Friday, March 7, 2014

Springtime and Some Old Memories

 I was out early this morning in the woods out back. The weather was fine, 58 degrees, sunny and low humidity. The birds were singing and the weedy flowers were starting to bloom. After working for hours, I had shed my jacket, scarf and sweatshirt and was feeling somewhat tired. The winter has been so harsh I haven’t been out working for months. I realized I had forgotten to have breakfast, so I walked back to the house, sat down and popped the top on a cold one and sat down to plan my next move. I have found out that drinking a beer or two helps make those tough decisions a lot easier.

I lit up my smoke and thought back some sixty years ago. In those days cigarette loads were popular. Guys would buy them and insert them into the end of a cigarette and then cover them with tobacco removed earlier. They would save the smokes with the loads in them for their mooching friends. When the mooch would ask to borrow a cigarette, they would hand him the one with the load in it and then light it for the borrower. After two or three puffs the load would explode, blowing the end off the smoke and scaring the mooch half to death. Thus ended the mooch borrowing of one’s smoking materials. 

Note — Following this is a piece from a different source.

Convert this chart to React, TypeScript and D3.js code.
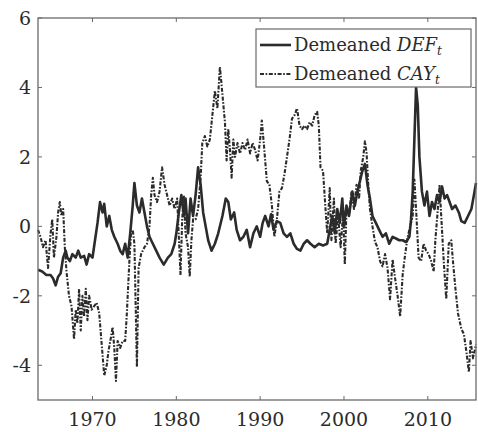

That reminded me of one of Grandma Mickey’s (Joyce’s mother) stories. She bought some cigarette loads back in the late thirties. She stuffed one of the loads in her Father’s pipe. The old man lit up and started puffing on it when the load exploded. Because it was a pipe the bowl was pointed up instead of a smoke pointed away from the person. The exploding pipe blasted fiery tobacco clumps up and they landed on the old man’s head, burning his hair and scalp. The kids laughed, but pop saw no humor in it at all. Practical jokes are always funny, unless you are the victim.